Make and do DIY costumes
Whilst the off-the-peg costumes are often the easiest option whilst doing the weekly grocery shop, a DIY costume can be a way to breathe some magic into some of the things you already have. When making something fit for a fright fest, we recommend keeping it safe and simple.
For any projects you take on, make sure your kids are involved in the process, not only can you supervise the use of scissors and glue but kids will be excited about being creative. Kids are more likely to get excited about wearing a costume if they have been part of the making and the brainstorm for making the costume.
You can use materials that you have knocking around in your recycling boxes such as milk cartons and toilet rolls. Root around in your wardrobe for any old clothes that could make a great costume. You can use their favourite Disney movies or books as a stimulus, retrofitting old shirts, coats and t-shirts into a range of characters. For example, a simple grey tracksuit and some foil can give you armour, add a bike helmet and some cardboard for a shield and sword, and you have a shiny-armoured valiant knight!
Visibility for safety
Lots of homes open their doors for trick or treaters now, maybe even decorating a door or a front garden with pumpkins and lights. If you’re considering going out trick or treating this year with your children, then road safety and visibility is of the utmost importance. How can you make sure your kids are having fun and staying where you can see them?
Firstly, kids need to be clear that when you go out trick or treating, they should be accompanied by an adult and that road safety rules still apply. That means you should stick to neighbouring streets and rules on crossing roads. They should wait for an adult and look both ways before crossing. Secondly, high-vis clothing or costumes with lights can help with visibility as the nights get darker.
Consider the rainbow and pot of gold costume which includes a simple white jogging sweatsuit or a onesie with a spray-painted rainbow on each arm. Use a balloon and a paper mâché technique to make your pot of gold and add a high vis sticker so it glows in the dark. Easy to put together and extra-visible at night!
We think costumes for Halloween shouldn’t include anything that impedes a child’s natural movement. Keep away from costumes that are too tight, often because they’re old, too short or too revealing. You should expect children to be moving and grooving and we certainly will at our Kids Takeover, end-of-term Halloween Party!

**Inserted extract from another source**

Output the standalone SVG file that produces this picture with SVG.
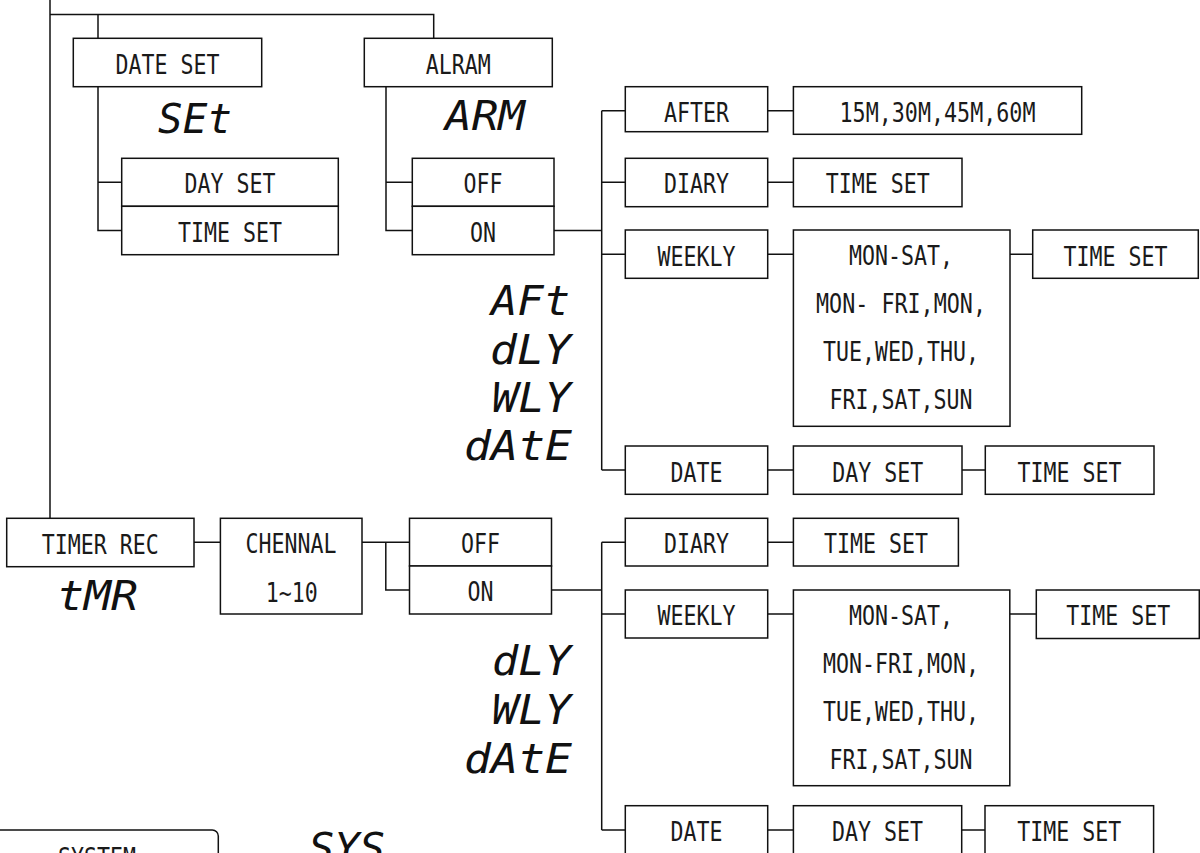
<svg xmlns="http://www.w3.org/2000/svg" width="1200" height="853" viewBox="0 0 1200 853">
<style>
.box{fill:#fff;stroke:#111;stroke-width:1.5}
.lbl{font-family:"DejaVu Sans Mono","Liberation Mono",monospace;font-size:27px;text-anchor:middle;fill:#1a1a1a}
.seg{font-family:"DejaVu Sans Mono","Liberation Mono",monospace;font-style:italic;font-size:41px;fill:#111}
.con{fill:none;stroke:#111;stroke-width:1.5}
</style>
<rect width="1200" height="853" fill="#fff"/>
<g id="connectors" class="con">
<path d="M50,0 V518.3"/>
<path d="M50,14.5 H433.7 V38.3"/>
<path d="M98,14.5 V38.3"/>
<path d="M98,86.7 V230.5 H121.7 M98,182.3 H121.7"/>
<path d="M386,86.7 V230.5 H412.3 M386,182.3 H412.3"/>
<path d="M554,230.5 H601.7"/>
<path d="M601.7,110.7 V470 M601.7,110.7 H625.3 M601.7,182.3 H625.3 M601.7,254.2 H625.3 M601.7,470 H625.3"/>
<path d="M767.7,110.7 H793.4 M767.7,182.3 H793.4 M767.7,254.2 H793.4 M1010,254.2 H1032.7 M767.7,470 H793.4 M962,470 H985.3"/>
<path d="M194,542.3 H220.4 M362,542.3 H409.5 M385.8,542.3 V590 H409.5"/>
<path d="M551.5,590 H601.7"/>
<path d="M601.7,542.3 V830 M601.7,542.3 H625.3 M601.7,614 H625.3 M601.7,830 H625.3"/>
<path d="M767.7,542.3 H793.4 M767.7,614 H793.4 M1009.8,614 H1036.3 M767.7,830 H793.4 M961.7,830 H985"/>
</g>
<g id="dateset"><rect class="box" x="73.3" y="38.3" width="188.4" height="48.4"/><text class="lbl" x="167.5" y="74" textLength="104" lengthAdjust="spacingAndGlyphs">DATE SET</text></g>
<g id="alram"><rect class="box" x="364.3" y="38.3" width="188" height="48.4"/><text class="lbl" x="458.3" y="74" textLength="65" lengthAdjust="spacingAndGlyphs">ALRAM</text></g>
<g id="seg-set"><text class="seg" x="158" y="133" textLength="74" lengthAdjust="spacingAndGlyphs">SEt</text></g>
<g id="seg-arm"><text class="seg" x="445" y="130" textLength="80" lengthAdjust="spacingAndGlyphs">ARM</text></g>
<g id="dayset1"><rect class="box" x="121.7" y="158.3" width="216.6" height="48"/><text class="lbl" x="230" y="193.3" textLength="91" lengthAdjust="spacingAndGlyphs">DAY SET</text></g>
<g id="timeset1"><rect class="box" x="121.7" y="206.3" width="216.6" height="48.4"/><text class="lbl" x="230" y="241.7" textLength="104" lengthAdjust="spacingAndGlyphs">TIME SET</text></g>
<g id="off1"><rect class="box" x="412.3" y="158.3" width="141.7" height="48"/><text class="lbl" x="483" y="193.3" textLength="39" lengthAdjust="spacingAndGlyphs">OFF</text></g>
<g id="on1"><rect class="box" x="412.3" y="206.3" width="141.7" height="48.4"/><text class="lbl" x="483" y="241.7" textLength="26" lengthAdjust="spacingAndGlyphs">ON</text></g>
<g id="after"><rect class="box" x="625.3" y="86.7" width="142.4" height="45"/><text class="lbl" x="696.5" y="121.5" textLength="65" lengthAdjust="spacingAndGlyphs">AFTER</text></g>
<g id="mins"><rect class="box" x="793.4" y="86.7" width="288.3" height="47.6"/><text class="lbl" x="937.5" y="121.7" textLength="196" lengthAdjust="spacingAndGlyphs">15M,30M,45M,60M</text></g>
<g id="diary1"><rect class="box" x="625.3" y="158.3" width="142.4" height="48.4"/><text class="lbl" x="696.5" y="193.3" textLength="65" lengthAdjust="spacingAndGlyphs">DIARY</text></g>
<g id="timeset2"><rect class="box" x="793.4" y="158.3" width="168.6" height="48.4"/><text class="lbl" x="877.7" y="193.3" textLength="104" lengthAdjust="spacingAndGlyphs">TIME SET</text></g>
<g id="weekly1"><rect class="box" x="625.3" y="230" width="142.4" height="48.3"/><text class="lbl" x="696.5" y="265.5" textLength="78" lengthAdjust="spacingAndGlyphs">WEEKLY</text></g>
<g id="days1"><rect class="box" x="793.4" y="230" width="216.6" height="196.3"/>
<text class="lbl" x="901" y="265" textLength="104" lengthAdjust="spacingAndGlyphs">MON-SAT,</text>
<text class="lbl" x="901" y="313" textLength="170" lengthAdjust="spacingAndGlyphs">MON- FRI,MON,</text>
<text class="lbl" x="901" y="361" textLength="156" lengthAdjust="spacingAndGlyphs">TUE,WED,THU,</text>
<text class="lbl" x="901" y="409" textLength="143" lengthAdjust="spacingAndGlyphs">FRI,SAT,SUN</text></g>
<g id="timeset3"><rect class="box" x="1032.7" y="230" width="165.6" height="48.3"/><text class="lbl" x="1115.5" y="265.5" textLength="104" lengthAdjust="spacingAndGlyphs">TIME SET</text></g>
<g id="date1"><rect class="box" x="625.3" y="446" width="142.4" height="48.3"/><text class="lbl" x="696.5" y="481.5" textLength="52" lengthAdjust="spacingAndGlyphs">DATE</text></g>
<g id="dayset2"><rect class="box" x="793.4" y="446" width="168.6" height="48.3"/><text class="lbl" x="877.7" y="481.5" textLength="91" lengthAdjust="spacingAndGlyphs">DAY SET</text></g>
<g id="timeset4"><rect class="box" x="985.3" y="446" width="168.7" height="48.3"/><text class="lbl" x="1069.6" y="481.5" textLength="104" lengthAdjust="spacingAndGlyphs">TIME SET</text></g>
<g id="seg-alarm-modes">
<text class="seg" x="570" y="315" text-anchor="end" textLength="79" lengthAdjust="spacingAndGlyphs">AFt</text>
<text class="seg" x="571" y="364" text-anchor="end" textLength="81" lengthAdjust="spacingAndGlyphs">dLY</text>
<text class="seg" x="571" y="412" text-anchor="end" textLength="79" lengthAdjust="spacingAndGlyphs">WLY</text>
<text class="seg" x="572" y="460" text-anchor="end" textLength="108" lengthAdjust="spacingAndGlyphs">dAtE</text>
</g>
<g id="timerrec"><rect class="box" x="6.7" y="518.3" width="187.3" height="48.4"/><text class="lbl" x="100.3" y="553.5" textLength="117" lengthAdjust="spacingAndGlyphs">TIMER REC</text></g>
<g id="seg-tmr"><text class="seg" x="57" y="610" textLength="81" lengthAdjust="spacingAndGlyphs">tMR</text></g>
<g id="chennal"><rect class="box" x="220.4" y="518.3" width="141.6" height="95.7"/><text class="lbl" x="291" y="553.3" textLength="91" lengthAdjust="spacingAndGlyphs">CHENNAL</text><text class="lbl" x="291.8" y="601.7" textLength="52" lengthAdjust="spacingAndGlyphs">1~10</text></g>
<g id="off2"><rect class="box" x="409.5" y="518.3" width="142" height="47.7"/><text class="lbl" x="480.5" y="553.3" textLength="39" lengthAdjust="spacingAndGlyphs">OFF</text></g>
<g id="on2"><rect class="box" x="409.5" y="566" width="142" height="48"/><text class="lbl" x="480.5" y="601.3" textLength="26" lengthAdjust="spacingAndGlyphs">ON</text></g>
<g id="diary2"><rect class="box" x="625.3" y="518.3" width="142.4" height="47.7"/><text class="lbl" x="696.5" y="553.3" textLength="65" lengthAdjust="spacingAndGlyphs">DIARY</text></g>
<g id="timeset5"><rect class="box" x="793.4" y="518.3" width="165" height="47.7"/><text class="lbl" x="876" y="553.3" textLength="104" lengthAdjust="spacingAndGlyphs">TIME SET</text></g>
<g id="weekly2"><rect class="box" x="625.3" y="590" width="142.4" height="48"/><text class="lbl" x="696.5" y="625" textLength="78" lengthAdjust="spacingAndGlyphs">WEEKLY</text></g>
<g id="days2"><rect class="box" x="793.4" y="590" width="216.4" height="195.7"/>
<text class="lbl" x="901" y="625" textLength="104" lengthAdjust="spacingAndGlyphs">MON-SAT,</text>
<text class="lbl" x="901" y="673" textLength="156" lengthAdjust="spacingAndGlyphs">MON-FRI,MON,</text>
<text class="lbl" x="901" y="721" textLength="156" lengthAdjust="spacingAndGlyphs">TUE,WED,THU,</text>
<text class="lbl" x="901" y="769" textLength="143" lengthAdjust="spacingAndGlyphs">FRI,SAT,SUN</text></g>
<g id="timeset6"><rect class="box" x="1036.3" y="590" width="163" height="48.5"/><text class="lbl" x="1118.3" y="625" textLength="104" lengthAdjust="spacingAndGlyphs">TIME SET</text></g>
<g id="seg-rec-modes">
<text class="seg" x="571" y="675" text-anchor="end" textLength="79" lengthAdjust="spacingAndGlyphs">dLY</text>
<text class="seg" x="571" y="724" text-anchor="end" textLength="79" lengthAdjust="spacingAndGlyphs">WLY</text>
<text class="seg" x="572" y="772.5" text-anchor="end" textLength="108" lengthAdjust="spacingAndGlyphs">dAtE</text>
</g>
<g id="date2"><rect class="box" x="625.3" y="805.7" width="142.4" height="48.3"/><text class="lbl" x="696.5" y="841" textLength="52" lengthAdjust="spacingAndGlyphs">DATE</text></g>
<g id="dayset3"><rect class="box" x="793.4" y="805.7" width="168.3" height="48.3"/><text class="lbl" x="877.5" y="841" textLength="91" lengthAdjust="spacingAndGlyphs">DAY SET</text></g>
<g id="timeset7"><rect class="box" x="985" y="805.7" width="168.6" height="48.3"/><text class="lbl" x="1069.3" y="841" textLength="104" lengthAdjust="spacingAndGlyphs">TIME SET</text></g>
<g id="system"><rect class="box" x="-10" y="830" width="228.3" height="60" rx="6"/><text class="lbl" x="97" y="866.5" textLength="78" lengthAdjust="spacingAndGlyphs">SYSTEM</text></g>
<g id="seg-sys"><text class="seg" x="309" y="862" textLength="76" lengthAdjust="spacingAndGlyphs">SYS</text></g>
</svg>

If you settle on a DIY project, you should make sure there aren’t too many loose parts of the costume. If you have these consider using safety tethers to keep together gloves for example, or a costume without too many loose parts. A simple butterfly costume includes a tutu and tulle skirt with small butterflies made out of paper to decorate them. They can be tied together with string and tacked onto the skirt with little damage to the fabric.
Stay safe and active this Halloween with our tips for Halloween costumes!